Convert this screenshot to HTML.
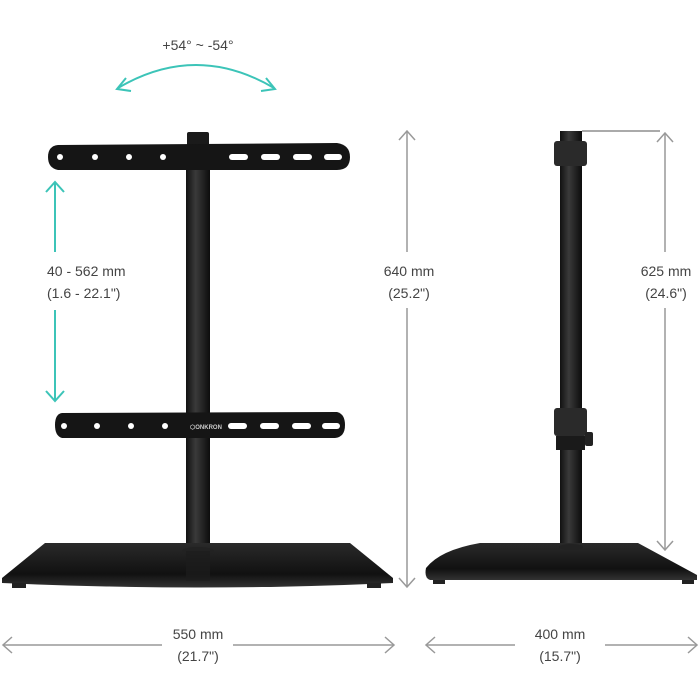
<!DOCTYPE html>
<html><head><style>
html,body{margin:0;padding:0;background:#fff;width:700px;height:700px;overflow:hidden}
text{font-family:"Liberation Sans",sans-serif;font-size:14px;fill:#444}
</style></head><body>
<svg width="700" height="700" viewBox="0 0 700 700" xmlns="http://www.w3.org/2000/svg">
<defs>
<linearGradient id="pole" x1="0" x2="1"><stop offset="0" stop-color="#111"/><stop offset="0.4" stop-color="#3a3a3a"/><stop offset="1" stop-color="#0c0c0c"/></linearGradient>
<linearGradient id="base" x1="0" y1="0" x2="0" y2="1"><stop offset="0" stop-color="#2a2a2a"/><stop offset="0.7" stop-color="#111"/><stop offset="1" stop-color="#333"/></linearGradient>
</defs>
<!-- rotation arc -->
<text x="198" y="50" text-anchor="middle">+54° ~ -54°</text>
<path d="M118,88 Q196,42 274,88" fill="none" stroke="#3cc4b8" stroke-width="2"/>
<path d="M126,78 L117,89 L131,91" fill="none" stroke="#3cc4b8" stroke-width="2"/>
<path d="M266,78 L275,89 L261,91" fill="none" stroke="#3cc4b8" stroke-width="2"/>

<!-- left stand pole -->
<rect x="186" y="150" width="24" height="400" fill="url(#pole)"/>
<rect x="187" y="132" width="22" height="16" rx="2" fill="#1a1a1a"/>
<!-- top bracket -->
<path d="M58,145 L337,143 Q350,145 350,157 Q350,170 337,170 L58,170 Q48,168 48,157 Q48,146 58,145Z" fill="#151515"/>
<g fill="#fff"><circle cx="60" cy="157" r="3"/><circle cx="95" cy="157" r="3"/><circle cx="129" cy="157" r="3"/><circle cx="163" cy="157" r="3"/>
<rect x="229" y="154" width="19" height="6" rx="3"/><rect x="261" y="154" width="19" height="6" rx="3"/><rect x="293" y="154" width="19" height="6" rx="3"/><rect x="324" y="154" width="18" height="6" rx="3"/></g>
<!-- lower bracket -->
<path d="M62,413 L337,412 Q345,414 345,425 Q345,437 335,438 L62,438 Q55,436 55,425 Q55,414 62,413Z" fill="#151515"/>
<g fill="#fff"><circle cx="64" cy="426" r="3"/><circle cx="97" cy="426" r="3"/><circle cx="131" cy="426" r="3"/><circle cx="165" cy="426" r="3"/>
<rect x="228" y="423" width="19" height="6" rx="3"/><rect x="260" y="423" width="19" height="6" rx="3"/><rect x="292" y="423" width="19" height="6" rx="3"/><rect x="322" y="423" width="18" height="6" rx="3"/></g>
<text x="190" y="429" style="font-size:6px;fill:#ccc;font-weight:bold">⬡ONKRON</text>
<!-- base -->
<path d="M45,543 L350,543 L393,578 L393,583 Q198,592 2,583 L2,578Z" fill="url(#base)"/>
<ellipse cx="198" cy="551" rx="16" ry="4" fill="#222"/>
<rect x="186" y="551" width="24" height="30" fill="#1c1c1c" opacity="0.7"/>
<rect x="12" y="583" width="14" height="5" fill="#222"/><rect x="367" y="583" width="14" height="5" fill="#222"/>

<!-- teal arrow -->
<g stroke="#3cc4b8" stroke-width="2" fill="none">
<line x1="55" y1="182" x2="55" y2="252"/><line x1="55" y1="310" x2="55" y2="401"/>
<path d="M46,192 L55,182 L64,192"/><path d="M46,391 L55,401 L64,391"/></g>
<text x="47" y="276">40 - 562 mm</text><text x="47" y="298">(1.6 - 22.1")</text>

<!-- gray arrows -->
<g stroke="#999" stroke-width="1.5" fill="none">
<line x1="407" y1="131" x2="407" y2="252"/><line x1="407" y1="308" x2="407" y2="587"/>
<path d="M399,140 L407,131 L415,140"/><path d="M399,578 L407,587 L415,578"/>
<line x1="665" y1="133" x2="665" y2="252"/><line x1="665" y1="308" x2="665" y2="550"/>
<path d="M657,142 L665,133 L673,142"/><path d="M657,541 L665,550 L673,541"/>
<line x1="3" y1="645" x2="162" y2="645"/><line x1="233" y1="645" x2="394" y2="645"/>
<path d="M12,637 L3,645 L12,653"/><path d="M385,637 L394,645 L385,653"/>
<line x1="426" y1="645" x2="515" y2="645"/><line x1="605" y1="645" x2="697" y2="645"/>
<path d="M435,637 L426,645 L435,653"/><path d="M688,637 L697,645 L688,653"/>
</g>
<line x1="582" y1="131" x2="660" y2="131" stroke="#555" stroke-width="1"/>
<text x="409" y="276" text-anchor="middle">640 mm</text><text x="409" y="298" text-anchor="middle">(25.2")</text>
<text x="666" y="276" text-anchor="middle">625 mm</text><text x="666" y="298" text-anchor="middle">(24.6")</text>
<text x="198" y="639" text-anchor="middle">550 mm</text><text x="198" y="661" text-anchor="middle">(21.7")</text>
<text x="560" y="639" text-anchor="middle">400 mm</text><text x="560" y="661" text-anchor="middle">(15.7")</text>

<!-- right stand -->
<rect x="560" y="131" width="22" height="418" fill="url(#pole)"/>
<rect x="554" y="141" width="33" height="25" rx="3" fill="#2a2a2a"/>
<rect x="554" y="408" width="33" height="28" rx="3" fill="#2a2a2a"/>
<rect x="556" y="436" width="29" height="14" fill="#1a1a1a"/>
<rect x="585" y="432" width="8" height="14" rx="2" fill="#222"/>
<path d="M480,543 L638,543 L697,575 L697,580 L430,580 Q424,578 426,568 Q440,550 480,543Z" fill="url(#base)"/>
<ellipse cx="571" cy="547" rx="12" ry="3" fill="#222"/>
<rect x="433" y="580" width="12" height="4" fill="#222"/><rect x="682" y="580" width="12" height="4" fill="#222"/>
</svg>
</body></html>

• [GIVEN EXERCISE]:
Leave out the pictures and copy the rest of the material above exactly.

• [EXERCISE ANSWER]:
Convert this screenshot to HTML.
<!DOCTYPE html>
<html><head><style>
html,body{margin:0;padding:0;background:#fff;width:700px;height:700px;overflow:hidden}
text{font-family:"Liberation Sans",sans-serif;font-size:14px;fill:#444}
</style></head><body>
<svg width="700" height="700" viewBox="0 0 700 700" xmlns="http://www.w3.org/2000/svg">
<defs>
<linearGradient id="pole" x1="0" x2="1"><stop offset="0" stop-color="#111"/><stop offset="0.4" stop-color="#3a3a3a"/><stop offset="1" stop-color="#0c0c0c"/></linearGradient>
<linearGradient id="base" x1="0" y1="0" x2="0" y2="1"><stop offset="0" stop-color="#2a2a2a"/><stop offset="0.7" stop-color="#111"/><stop offset="1" stop-color="#333"/></linearGradient>
</defs>
<!-- rotation arc -->
<text x="198" y="50" text-anchor="middle">+54° ~ -54°</text>
<path d="M118,88 Q196,42 274,88" fill="none" stroke="#3cc4b8" stroke-width="2"/>
<path d="M126,78 L117,89 L131,91" fill="none" stroke="#3cc4b8" stroke-width="2"/>
<path d="M266,78 L275,89 L261,91" fill="none" stroke="#3cc4b8" stroke-width="2"/>

<!-- left stand pole -->
<rect x="186" y="150" width="24" height="400" fill="url(#pole)"/>
<rect x="187" y="132" width="22" height="16" rx="2" fill="#1a1a1a"/>
<!-- top bracket -->
<path d="M58,145 L337,143 Q350,145 350,157 Q350,170 337,170 L58,170 Q48,168 48,157 Q48,146 58,145Z" fill="#151515"/>
<g fill="#fff"><circle cx="60" cy="157" r="3"/><circle cx="95" cy="157" r="3"/><circle cx="129" cy="157" r="3"/><circle cx="163" cy="157" r="3"/>
<rect x="229" y="154" width="19" height="6" rx="3"/><rect x="261" y="154" width="19" height="6" rx="3"/><rect x="293" y="154" width="19" height="6" rx="3"/><rect x="324" y="154" width="18" height="6" rx="3"/></g>
<!-- lower bracket -->
<path d="M62,413 L337,412 Q345,414 345,425 Q345,437 335,438 L62,438 Q55,436 55,425 Q55,414 62,413Z" fill="#151515"/>
<g fill="#fff"><circle cx="64" cy="426" r="3"/><circle cx="97" cy="426" r="3"/><circle cx="131" cy="426" r="3"/><circle cx="165" cy="426" r="3"/>
<rect x="228" y="423" width="19" height="6" rx="3"/><rect x="260" y="423" width="19" height="6" rx="3"/><rect x="292" y="423" width="19" height="6" rx="3"/><rect x="322" y="423" width="18" height="6" rx="3"/></g>
<text x="190" y="429" style="font-size:6px;fill:#ccc;font-weight:bold">⬡ONKRON</text>
<!-- base -->
<path d="M45,543 L350,543 L393,578 L393,583 Q198,592 2,583 L2,578Z" fill="url(#base)"/>
<ellipse cx="198" cy="551" rx="16" ry="4" fill="#222"/>
<rect x="186" y="551" width="24" height="30" fill="#1c1c1c" opacity="0.7"/>
<rect x="12" y="583" width="14" height="5" fill="#222"/><rect x="367" y="583" width="14" height="5" fill="#222"/>

<!-- teal arrow -->
<g stroke="#3cc4b8" stroke-width="2" fill="none">
<line x1="55" y1="182" x2="55" y2="252"/><line x1="55" y1="310" x2="55" y2="401"/>
<path d="M46,192 L55,182 L64,192"/><path d="M46,391 L55,401 L64,391"/></g>
<text x="47" y="276">40 - 562 mm</text><text x="47" y="298">(1.6 - 22.1")</text>

<!-- gray arrows -->
<g stroke="#999" stroke-width="1.5" fill="none">
<line x1="407" y1="131" x2="407" y2="252"/><line x1="407" y1="308" x2="407" y2="587"/>
<path d="M399,140 L407,131 L415,140"/><path d="M399,578 L407,587 L415,578"/>
<line x1="665" y1="133" x2="665" y2="252"/><line x1="665" y1="308" x2="665" y2="550"/>
<path d="M657,142 L665,133 L673,142"/><path d="M657,541 L665,550 L673,541"/>
<line x1="3" y1="645" x2="162" y2="645"/><line x1="233" y1="645" x2="394" y2="645"/>
<path d="M12,637 L3,645 L12,653"/><path d="M385,637 L394,645 L385,653"/>
<line x1="426" y1="645" x2="515" y2="645"/><line x1="605" y1="645" x2="697" y2="645"/>
<path d="M435,637 L426,645 L435,653"/><path d="M688,637 L697,645 L688,653"/>
</g>
<line x1="582" y1="131" x2="660" y2="131" stroke="#555" stroke-width="1"/>
<text x="409" y="276" text-anchor="middle">640 mm</text><text x="409" y="298" text-anchor="middle">(25.2")</text>
<text x="666" y="276" text-anchor="middle">625 mm</text><text x="666" y="298" text-anchor="middle">(24.6")</text>
<text x="198" y="639" text-anchor="middle">550 mm</text><text x="198" y="661" text-anchor="middle">(21.7")</text>
<text x="560" y="639" text-anchor="middle">400 mm</text><text x="560" y="661" text-anchor="middle">(15.7")</text>

<!-- right stand -->
<rect x="560" y="131" width="22" height="418" fill="url(#pole)"/>
<rect x="554" y="141" width="33" height="25" rx="3" fill="#2a2a2a"/>
<rect x="554" y="408" width="33" height="28" rx="3" fill="#2a2a2a"/>
<rect x="556" y="436" width="29" height="14" fill="#1a1a1a"/>
<rect x="585" y="432" width="8" height="14" rx="2" fill="#222"/>
<path d="M480,543 L638,543 L697,575 L697,580 L430,580 Q424,578 426,568 Q440,550 480,543Z" fill="url(#base)"/>
<ellipse cx="571" cy="547" rx="12" ry="3" fill="#222"/>
<rect x="433" y="580" width="12" height="4" fill="#222"/><rect x="682" y="580" width="12" height="4" fill="#222"/>
</svg>
</body></html>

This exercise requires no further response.